— START —
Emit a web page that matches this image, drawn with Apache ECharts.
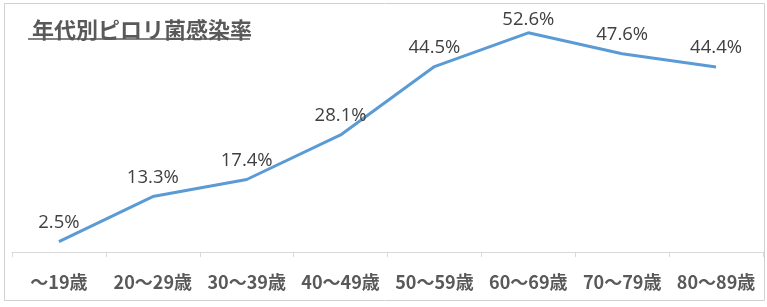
<!DOCTYPE html>
<html><head><meta charset="utf-8">
<script src="https://cdn.jsdelivr.net/npm/echarts@6/dist/echarts.min.js"></script>
<style>html,body{margin:0;padding:0;background:#fff}#c{width:767px;height:307px}</style>
</head><body><div id="c"></div>
<script>
const categories = ['～19歳','20～29歳','30～39歳','40～49歳','50～59歳','60～69歳','70～79歳','80～89歳'];
const rates = [2.5, 13.3, 17.4, 28.1, 44.5, 52.6, 47.6, 44.4];
const titleText = '年代別ピロリ菌感染率';

const seriesData = rates.map((v, i) => i === 5 ? {value: v, label: {distance: 3}} : v);

const chart = echarts.init(document.getElementById('c'));
chart.setOption({
  animation: false,
  backgroundColor: '#ffffff',
  title: {
    text: titleText, left: 27, top: 14,
    textStyle: {fontFamily: '"Noto Sans CJK JP"', fontSize: 22, fontWeight: 'bold', color: '#595959'}
  },
  graphic: [
    {type: 'rect', shape: {x: 4.5, y: 3.5, width: 760, height: 297}, style: {fill: 'none', stroke: '#d0d0d0', lineWidth: 1}, silent: true},
    {type: 'line', shape: {x1: 28, y1: 39, x2: 250, y2: 39}, style: {stroke: '#595959', lineWidth: 1.5}, silent: true}
  ],
  grid: {left: 12, right: 4, top: 2, bottom: 55},
  xAxis: {
    type: 'category', data: categories, boundaryGap: true,
    axisLine: {lineStyle: {color: '#d9d9d9', width: 1}},
    axisTick: {show: true, length: 5, lineStyle: {color: '#d9d9d9'}},
    axisLabel: {interval: 0, margin: 21, fontFamily: '"Noto Sans CJK JP"', fontSize: 18, fontWeight: 'bold', color: '#595959'}
  },
  yAxis: {type: 'value', min: 0, max: 60, show: false, splitLine: {show: false}},
  series: [{
    type: 'line', data: seriesData, symbol: 'circle', symbolSize: 1, showSymbol: true,
    itemStyle: {color: '#5b9bd5', opacity: 0},
    lineStyle: {color: '#5b9bd5', width: 3},
    label: {show: true, position: 'top', distance: 9, formatter: p => Number(p.value).toFixed(1) + '%',
      fontFamily: '"Open Sans"', fontSize: 18.5, color: '#404040', opacity: 1}
  }]
});
</script></body></html>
— END —
Stated problem: Return only the lines from the start of the data through the line that contains "const titleText = '年代別ピロリ菌感染率';", please, copying them exactly and omitting all pictures.

Finished answer:
Emit a web page that matches this image, drawn with Apache ECharts.
<!DOCTYPE html>
<html><head><meta charset="utf-8">
<script src="https://cdn.jsdelivr.net/npm/echarts@6/dist/echarts.min.js"></script>
<style>html,body{margin:0;padding:0;background:#fff}#c{width:767px;height:307px}</style>
</head><body><div id="c"></div>
<script>
const categories = ['～19歳','20～29歳','30～39歳','40～49歳','50～59歳','60～69歳','70～79歳','80～89歳'];
const rates = [2.5, 13.3, 17.4, 28.1, 44.5, 52.6, 47.6, 44.4];
const titleText = '年代別ピロリ菌感染率';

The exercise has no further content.